Fiat Chrysler Automobiles CEO Sergio Marchionne stated that the carmaker is probably going to remain as it is and another transformation will not happen, at least while he is still in charge.

Sergio Marchionne is the brain behind the merger deal that created the world’s seventh-largest carmaker, Fiat Chrysler Automobiles NV. Throughout most of last year, he pushed for another massive transformation deal, aiming to join forces with General Motors Co. Some four months ago, Marchionne said his proposed merger with larger rival GM was his “high priority” and the agreement would deliver strategic opportunities to the seemingly unwilling future partner, but GM’s board openly refused to go through. Now, he has changed his speech, as he prepares to retire at the end of 2018. “We went back to concentrate on the 2018 plan which would boost Fiat Chrysler’s value and its position in a deal,” Marchionne said Monday after completing the spinoff of supercar maker Ferrari NV. “The difference is that it won’t be me to do it. It will be someone else’s duty.” “I met Mary Barra less than a month ago in Washington,” he added. “I don’t think I will have another coffee with her. It won’t happen again in the future.”
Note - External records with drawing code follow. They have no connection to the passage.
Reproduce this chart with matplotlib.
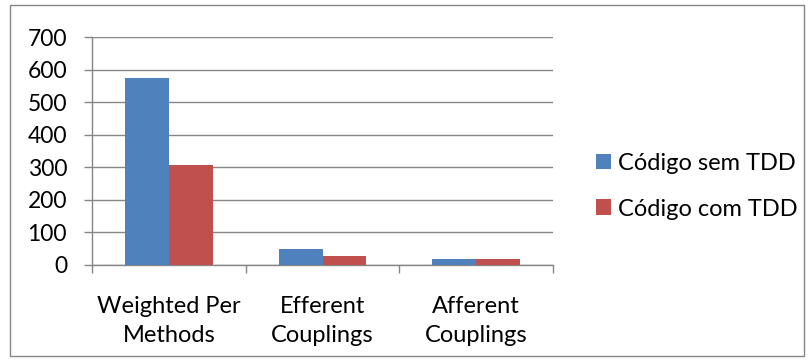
import matplotlib.pyplot as plt
import numpy as np
from matplotlib.patches import Rectangle

plt.rcParams['font.family'] = ['Lato', 'DejaVu Sans']

categories = ['Weighted Per\nMethods', 'Efferent\nCouplings', 'Afferent\nCouplings']
sem_tdd = [575, 48, 19]
com_tdd = [306, 28, 18]
series_names = ['Código sem TDD', 'Código com TDD']
colors = ['#4F81BD', '#C0504D']
yticks = [0, 100, 200, 300, 400, 500, 600, 700]

fig = plt.figure(figsize=(8.1, 3.6), dpi=100)
ax = fig.add_axes([0.1136, 0.2639, 0.5691, 0.6333])

x = np.arange(len(categories))
w = 0.2857
ax.bar(x - w / 2, sem_tdd, w, color=colors[0], label=series_names[0], zorder=3)
ax.bar(x + w / 2, com_tdd, w, color=colors[1], label=series_names[1], zorder=3)

ax.set_xlim(-0.5, len(categories) - 0.5)
ax.set_ylim(0, 700)
ax.set_yticks(yticks)
ax.set_yticklabels([str(v) for v in yticks])
ax.yaxis.grid(True, color='#868686', linewidth=1, zorder=0)
ax.set_xticks(np.arange(len(categories) + 1) - 0.5)
ax.set_xticklabels([])
ax.set_xticks(x, minor=True)
ax.set_xticklabels(categories, minor=True, fontsize=17, linespacing=1.5)
ax.tick_params(axis='x', which='minor', length=0, pad=22)
ax.tick_params(axis='x', which='major', length=6, color='#868686', width=1)
ax.tick_params(axis='y', length=6, color='#868686', width=1, labelsize=16.5, pad=12)

for s in ['top', 'right']:
    ax.spines[s].set_visible(False)
for s in ['left', 'bottom']:
    ax.spines[s].set_color('#868686')
    ax.spines[s].set_linewidth(1)

leg = fig.legend(loc='center left', bbox_to_anchor=(0.736, 0.483), frameon=False,
                 fontsize=17, handlelength=0.64, handleheight=0.64,
                 handletextpad=0.3, labelspacing=1.05,
                 borderpad=0, borderaxespad=0)

fig.patches.append(Rectangle((0.012, 0.01), 0.98, 0.975, transform=fig.transFigure,
                             fill=False, edgecolor='#868686', linewidth=1))

fig.savefig('out.png', dpi=100)
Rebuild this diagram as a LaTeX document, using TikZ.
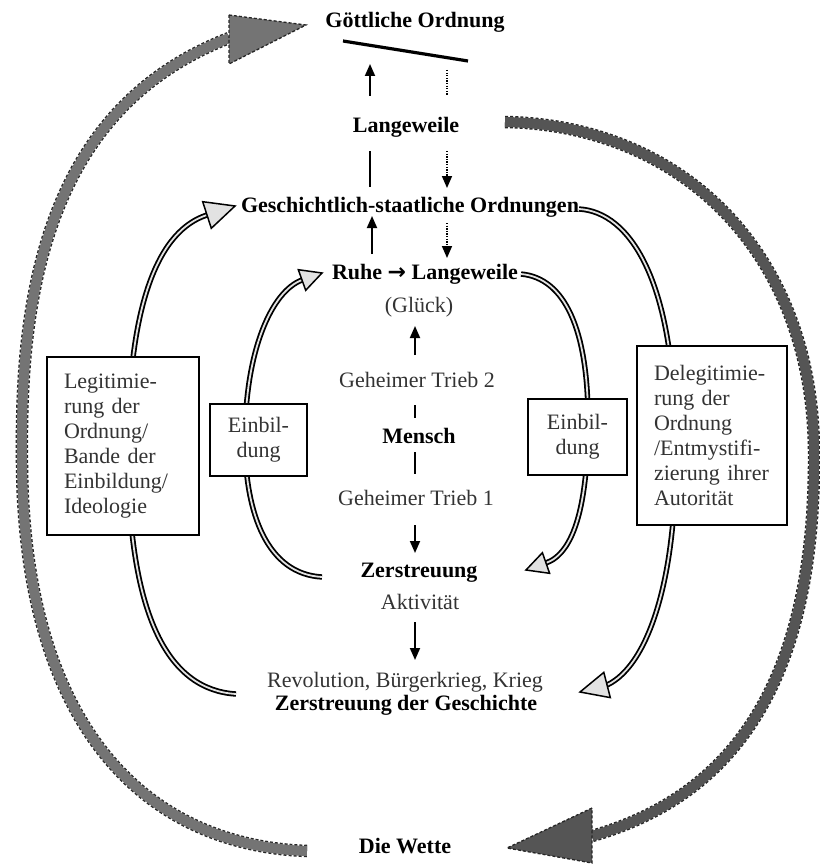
\documentclass[tikz,border=0pt]{standalone}
\usepackage{fontspec}
\setmainfont{Liberation Serif}
\newfontfamily\arrowfont{DejaVu Sans}
\usetikzlibrary{arrows.meta}
\definecolor{txtgray}{HTML}{333333}
\definecolor{gone}{HTML}{747474}
\definecolor{gtwo}{HTML}{555555}
\definecolor{headfill}{HTML}{E2E2E2}
\begin{document}
\begin{tikzpicture}[x=1pt,y=-1pt,
  every node/.style={inner sep=0pt, font=\fontsize{22}{25}\selectfont},
  bt/.style={anchor=base, text=black, font=\fontsize{22}{25}\selectfont\bfseries},
  nt/.style={anchor=base, text=txtgray},
  ln/.style={line width=1.8pt, black},
  arr/.style={ln, -{Triangle[length=12pt,width=10pt]}},
  dotl/.style={line width=1.6pt, dash pattern=on 1.3pt off 1.3pt},
  dotarr/.style={dotl, -{Triangle[length=12pt,width=10pt]}},
  dblcurve/.style={line width=1.8pt, double=headfill, double distance=1.8pt},
  openhead/.style={draw=black, line width=1.5pt, fill=headfill, line join=miter},
  shaftout/.style={line width=12.5pt, black!85, dash pattern=on 3pt off 2pt},
  grayhead/.style={draw=black!85, line width=1.3pt, dash pattern=on 3pt off 2pt, line join=miter},
  boxst/.style={draw=black, line width=1.7pt, fill=white, text=txtgray,
    font=\fontsize{22}{25}\selectfont},
]
\useasboundingbox (0,0) rectangle (819,864);

% ---------- coordinates of free connector ends ----------
\coordinate (g1s) at (307,851);
\coordinate (g1e) at (229,38);
\coordinate (g2s) at (505,122);
\coordinate (g2e) at (592,836);
\coordinate (a1s) at (322,577);
\coordinate (a1e) at (302,280);
\coordinate (a2s) at (521,274);
\coordinate (a2e) at (546,563);
\coordinate (a3s) at (236,694);
\coordinate (a3e) at (207,215);
\coordinate (a4s) at (579,209);
\coordinate (a4e) at (607,685);

% ---------- outer grey dashed arrows ----------
\draw[shaftout] (g1s) .. controls (140,845) and (20,720) .. (22,450)
  .. controls (20,250) and (70,100) .. (g1e);
\draw[line width=10pt, gone] (g1s) .. controls (140,845) and (20,720) .. (22,450)
  .. controls (20,250) and (70,100) .. (g1e);
\draw[grayhead, fill=gone] (229,15) -- (306,25) -- (229,64) -- cycle;

\draw[shaftout] (g2s) .. controls (680,125) and (812,250) .. (814,450)
  .. controls (816,680) and (735,795) .. (g2e);
\draw[line width=10pt, gtwo] (g2s) .. controls (680,125) and (812,250) .. (814,450)
  .. controls (816,680) and (735,795) .. (g2e);
\draw[grayhead, fill=gtwo] (592,808) -- (507,848) -- (592,863) -- cycle;

% ---------- double-line curved arrows ----------
\draw[dblcurve] (a1s) .. controls (268,574) and (245,515) .. (245,440)
  .. controls (245,350) and (272,291) .. (a1e);
\draw[openhead] (298.3,269.7) -- (322,273) -- (305.7,290.3) -- cycle;

\draw[dblcurve] (a2s) .. controls (565,278) and (588,330) .. (588,420)
  .. controls (588,505) and (574,553) .. (a2e);
\draw[openhead] (542.4,552.7) -- (526,570) -- (549.6,573.3) -- cycle;

\draw[dblcurve] (a3s) .. controls (170,690) and (128,620) .. (128,450)
  .. controls (128,300) and (160,230) .. (a3e);
\draw[openhead] (202.7,201.7) -- (235,206) -- (211.3,228.3) -- cycle;

\draw[dblcurve] (a4s) .. controls (630,212) and (673,280) .. (675,430)
  .. controls (680,570) and (650,665) .. (a4e);
\draw[openhead] (603.8,672.4) -- (580,692) -- (610.3,697.6) -- cycle;

% ---------- boxes ----------
\node[boxst, minimum width=152pt, minimum height=178pt, text width=118pt,
  inner xsep=17pt, align=left] (lbox) at (123,446)
  {Legitimie-\\rung der\\Ordnung/\\Bande der\\Einbildung/\\Ideologie};
\node[boxst, minimum width=97pt, minimum height=72pt, align=center]
  (lein) at (258.5,440) {Einbil-\\dung};
\node[boxst, minimum width=99pt, minimum height=76pt, align=center]
  (rein) at (577.5,437) {Einbil-\\dung};
\node[boxst, minimum width=150pt, minimum height=179pt, text width=116pt,
  inner xsep=17pt, align=left] (rbox) at (712,435.5)
  {Delegitimie-\\rung der\\Ordnung\\/Entmystifi-\\zierung ihrer\\Autorität};

% ---------- text nodes ----------
\node[bt] (go)  at (415,28)  {Göttliche Ordnung};
\node[bt] (lw)  at (406,132) {Langeweile};
\node[bt] (gso) at (410,212) {Geschichtlich-staatliche Ordnungen};
\node[bt] (rl)  at (425,279) {Ruhe {\arrowfont\bfseries →} Langeweile};
\node[nt] (gl)  at (419,312) {(Glück)};
\node[nt] (gt2) at (417,387) {Geheimer Trieb 2};
\node[bt] (me)  at (419,443) {Mensch};
\node[nt] (gt1) at (416,505) {Geheimer Trieb 1};
\node[bt] (ze)  at (419,577) {Zerstreuung};
\node[nt] (ak)  at (420,609) {Aktivität};
\node[nt] (rev) at (405,687) {Revolution, Bürgerkrieg, Krieg};
\node[bt] (zg)  at (406,710) {Zerstreuung der Geschichte};
\node[bt] (dw)  at (405,853) {Die Wette};

% ---------- straight connectors ----------
\coordinate (t1) at (343,41);  \coordinate (t2) at (468,61);
\draw[line width=3.2pt] (t1) -- (t2);
\coordinate (u1a) at (370,96);  \coordinate (u1b) at (370,64);
\draw[arr] (u1a) -- (u1b);
\coordinate (d1a) at (447,70);  \coordinate (d1b) at (447,95);
\draw[dotl] (d1a) -- (d1b);
\coordinate (u2a) at (370,151); \coordinate (u2b) at (370,187);
\draw[ln] (u2a) -- (u2b);
\coordinate (d2a) at (447,151); \coordinate (d2b) at (447,188);
\draw[dotarr] (d2a) -- (d2b);
\coordinate (u3a) at (372,254); \coordinate (u3b) at (372,216);
\draw[arr] (u3a) -- (u3b);
\coordinate (d3a) at (447,223); \coordinate (d3b) at (447,258);
\draw[dotarr] (d3a) -- (d3b);
\coordinate (u4a) at (415,355); \coordinate (u4b) at (415,326);
\draw[arr] (u4a) -- (u4b);
\coordinate (m1a) at (415,405); \coordinate (m1b) at (415,418);
\draw[ln] (m1a) -- (m1b);
\coordinate (m2a) at (415,452); \coordinate (m2b) at (415,474);
\draw[ln] (m2a) -- (m2b);
\coordinate (v1a) at (415,525); \coordinate (v1b) at (415,553);
\draw[arr] (v1a) -- (v1b);
\coordinate (v2a) at (415,622); \coordinate (v2b) at (415,660);
\draw[arr] (v2a) -- (v2b);
\end{tikzpicture}
\end{document}
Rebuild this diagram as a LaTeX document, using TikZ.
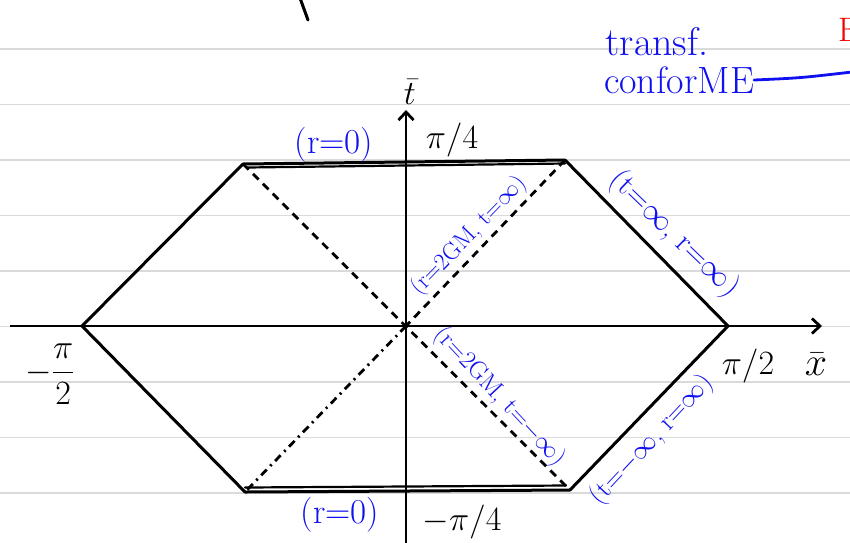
\RequirePackage{fix-cm}
\documentclass[tikz,border=0pt]{standalone}
\usepackage{amsmath}
\usepackage{xcolor}
\usepackage{tikz}
\usetikzlibrary{arrows.meta}
\definecolor{ink}{HTML}{1010F0}
\definecolor{ruleline}{HTML}{DADADA}
\definecolor{pen}{HTML}{F00000}

\begin{document}
\begin{tikzpicture}[
  x=1pt,y=-1pt,
  edge/.style={line width=3pt,line cap=round,line join=round},
  horizon/.style={line width=2.8pt,dash pattern=on 8pt off 6pt},
  axis/.style={line width=2.8pt,-{Straight Barb[length=8pt,width=15pt]}},
  tick/.style={inner sep=0pt,font=\fontsize{34}{38}\selectfont},
  lbl/.style={inner sep=0pt,text=ink,font=\fontsize{35}{38}\selectfont},
  slant/.style={inner sep=0pt,text=ink,font=\fontsize{24}{27}\selectfont}
]
\useasboundingbox (0,0) rectangle (850,542);
\clip (0,0) rectangle (850,542);
% ruled paper
\foreach \y in {49,104.5,...,500}
  \draw[ruleline,line width=1.6pt] (0,\y) -- (850,\y);
\draw[edge] (300,-2) -- (308,20);

% corners of the diagram
\coordinate (O) at (406,326);
\coordinate (L) at (82,326);
\coordinate (R) at (728,326);
\coordinate (TL) at (243,164);
\coordinate (TR) at (565,160);
\coordinate (BL) at (245,492);
\coordinate (BR) at (570,490);
\coordinate (xs) at (10,326);
\coordinate (xe) at (822,326);
\coordinate (ts) at (406,548);
\coordinate (te) at (406,110);

% axes
\draw[axis] (xs) -- (xe);
\draw[axis] (ts) -- (te);

% boundary
\draw[edge] (TL) -- (L) -- (BL);
\draw[edge] (TR) -- (R) -- (BR);
\draw[edge] (TL) -- (TR);
\draw[edge,line width=2.2pt] ([shift={(4,3.5)}]TL) -- ([shift={(0,3.5)}]TR);
\draw[edge] (BL) -- (BR);
\draw[edge,line width=2.2pt] ([shift={(0,-4.5)}]BL) -- ([shift={(-4,-4.5)}]BR);

% horizons
\draw[horizon] (TL) -- (BR);
\draw[horizon] (TR) -- (O);
\draw[horizon,dash pattern=on 8pt off 5pt on 2pt off 5pt] (O) -- (BL);

% axis labels
\node[tick] (tbar) at (410,92) {$\bar t$};
\node[tick] (tq) at (452,140) {$\pi/4$};
\node[tick] (tmq) at (462,522) {$-\pi/4$};
\node[tick] (xh) at (748,366) {$\pi/2$};
\node[tick] (xmh) at (50,374) {$-\dfrac{\pi}{2}$};
\node[tick,font=\fontsize{40}{44}\selectfont] (xbar) at (816,364) {$\bar x$};

% boundary labels
\node[lbl] (rtop) at (334,145) {(r=0)};
\node[lbl] (rbot) at (340,515) {(r=0)};
\node[slant,rotate=46] (hfut) at (469,236) {(r=2GM, t=$\infty$)};
\node[slant,rotate=-44,font=\fontsize{31}{34}\selectfont] (ifut) at (674,234) {(t=$\infty$, r=$\infty$)};
\node[slant,rotate=-47,font=\fontsize{25}{28}\selectfont] (hpast) at (500,397) {(r=2GM, t=$-\infty$)};
\node[slant,rotate=47,font=\fontsize{27}{30}\selectfont] (ipast) at (652,440) {(t=$-\infty$, r=$\infty$)};

% note
\node[lbl,font=\fontsize{40}{44}\selectfont] (transf) at (657,42) {transf.};
\node[lbl,font=\fontsize{38}{42}\selectfont] (conf) at (679,80) {conforME};
\draw[ink,line width=2.8pt,line cap=round] (conf.east) .. controls (800,78) .. (852,72);
\node[text=pen,anchor=west,inner sep=0pt,font=\fontsize{34}{38}\selectfont] (mark) at (838,30) {E};
\end{tikzpicture}
\end{document}
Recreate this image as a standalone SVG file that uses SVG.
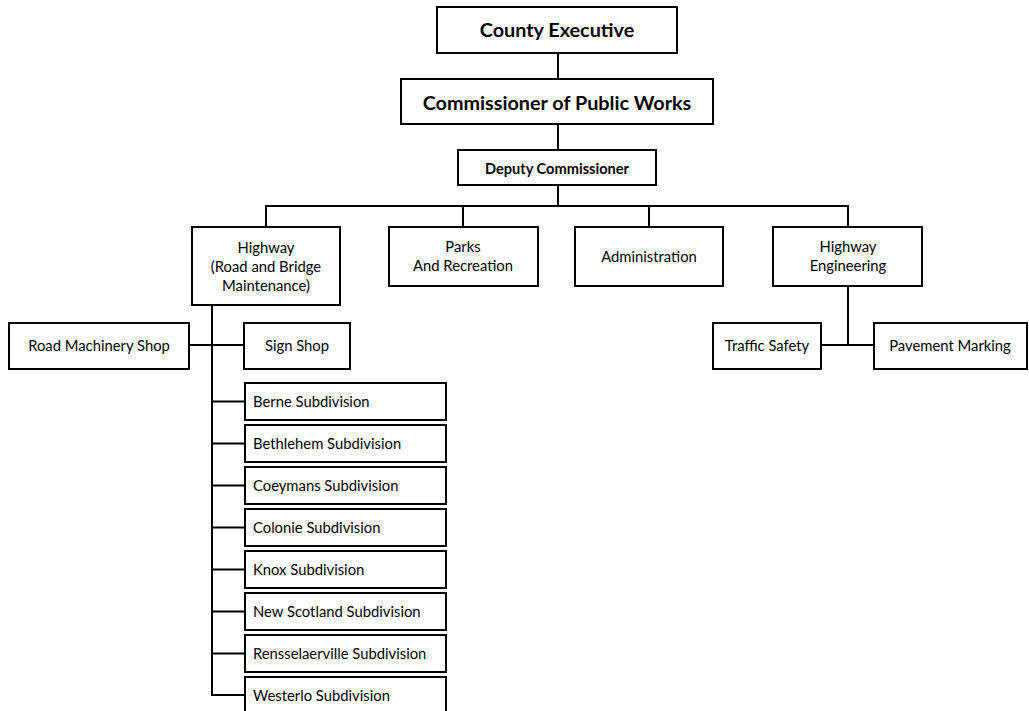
<svg xmlns="http://www.w3.org/2000/svg" width="1029" height="711" viewBox="0 0 1029 711">
<style>
rect{fill:#fff;stroke:#000;stroke-width:2}
.c line,.c polyline{stroke:#000;stroke-width:2;fill:none}
text{font-family:Lato,"Open Sans","Liberation Sans",sans-serif;fill:#000;font-size:14.8px}
.m{text-anchor:middle}
.b{font-weight:bold}
</style>
<rect x="0" y="0" width="1029" height="711" style="stroke:none"/>
<g class="c" id="connectors">
<line x1="558" y1="53" x2="558" y2="79"/>
<line x1="558" y1="124" x2="558" y2="150"/>
<line x1="558" y1="185" x2="558" y2="206"/>
<polyline points="266,227 266,206 848,206 848,227"/>
<line x1="463" y1="206" x2="463" y2="227"/>
<line x1="649" y1="206" x2="649" y2="227"/>
<polyline points="212,305 212,695 245,695"/>
<line x1="189" y1="345" x2="244" y2="345"/>
<line x1="212" y1="401.5" x2="245" y2="401.5"/>
<line x1="212" y1="443.5" x2="245" y2="443.5"/>
<line x1="212" y1="485.5" x2="245" y2="485.5"/>
<line x1="212" y1="527.5" x2="245" y2="527.5"/>
<line x1="212" y1="569.5" x2="245" y2="569.5"/>
<line x1="212" y1="611.5" x2="245" y2="611.5"/>
<line x1="212" y1="653.5" x2="245" y2="653.5"/>
<line x1="848" y1="286" x2="848" y2="345"/>
<line x1="821" y1="345" x2="874" y2="345"/>
</g>
<g id="county-executive"><rect x="437" y="7" width="240" height="46"/><text class="m b" x="557" y="37" style="font-size:19.8px">County Executive</text></g>
<g id="commissioner"><rect x="401" y="79" width="312" height="45"/><text class="m b" x="557" y="110" style="font-size:19.8px">Commissioner of Public Works</text></g>
<g id="deputy"><rect x="458" y="150" width="198" height="35"/><text class="m b" x="557" y="174" style="font-size:14.6px">Deputy Commissioner</text></g>
<g id="highway"><rect x="192" y="227" width="148" height="78"/><text class="m" x="266" y="253">Highway</text><text class="m" x="266" y="272">(Road and Bridge</text><text class="m" x="266" y="291">Maintenance)</text></g>
<g id="parks"><rect x="389" y="227" width="149" height="59"/><text class="m" x="463" y="252">Parks</text><text class="m" x="463" y="271">And Recreation</text></g>
<g id="administration"><rect x="575" y="227" width="148" height="59"/><text class="m" x="649" y="262">Administration</text></g>
<g id="highway-engineering"><rect x="773" y="227" width="149" height="59"/><text class="m" x="848" y="252">Highway</text><text class="m" x="848" y="271">Engineering</text></g>
<g id="road-machinery"><rect x="9" y="323" width="180" height="46"/><text class="m" x="99" y="351">Road Machinery Shop</text></g>
<g id="sign-shop"><rect x="244" y="323" width="106" height="46"/><text class="m" x="297" y="351">Sign Shop</text></g>
<g id="traffic-safety"><rect x="713" y="323" width="108" height="46"/><text class="m" x="767" y="351">Traffic Safety</text></g>
<g id="pavement-marking"><rect x="874" y="323" width="153" height="46"/><text class="m" x="950" y="351">Pavement Marking</text></g>
<g id="berne"><rect x="245" y="383" width="201" height="37"/><text x="253" y="406.5">Berne Subdivision</text></g>
<g id="bethlehem"><rect x="245" y="425" width="201" height="37"/><text x="253" y="448.5">Bethlehem Subdivision</text></g>
<g id="coeymans"><rect x="245" y="467" width="201" height="37"/><text x="253" y="490.5">Coeymans Subdivision</text></g>
<g id="colonie"><rect x="245" y="509" width="201" height="37"/><text x="253" y="532.5">Colonie Subdivision</text></g>
<g id="knox"><rect x="245" y="551" width="201" height="37"/><text x="253" y="574.5">Knox Subdivision</text></g>
<g id="new-scotland"><rect x="245" y="593" width="201" height="37"/><text x="253" y="616.5">New Scotland Subdivision</text></g>
<g id="rensselaerville"><rect x="245" y="635" width="201" height="37"/><text x="253" y="658.5">Rensselaerville Subdivision</text></g>
<g id="westerlo"><rect x="245" y="677" width="201" height="37"/><text x="253" y="700.5">Westerlo Subdivision</text></g>
</svg>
The 63-year-old executive future plans are to focus on its 52-billion-dollar five-year investment plan to develop and improve the company’s brands. But this plan will not be so easy to put into practice, as, according to people familiar with company’s plans, Fiat Chrysler Automobiles NV is holding back the launching of several new models because of the moderate pace of the Chinese auto market and a drop in Brazil. “It’s time for FCA to bring in a car executive to run the company,” said Erik Gordon, a business professor at the University of Michigan. “There is nothing left for Marchionne to do that he is good at.” The spinoff of Ferrari was his latest attempt to collect some extra funding, raising about 4 billion euros (4.4 billion dollars) for Fiat Chrysler and increasing the companies’ combined value.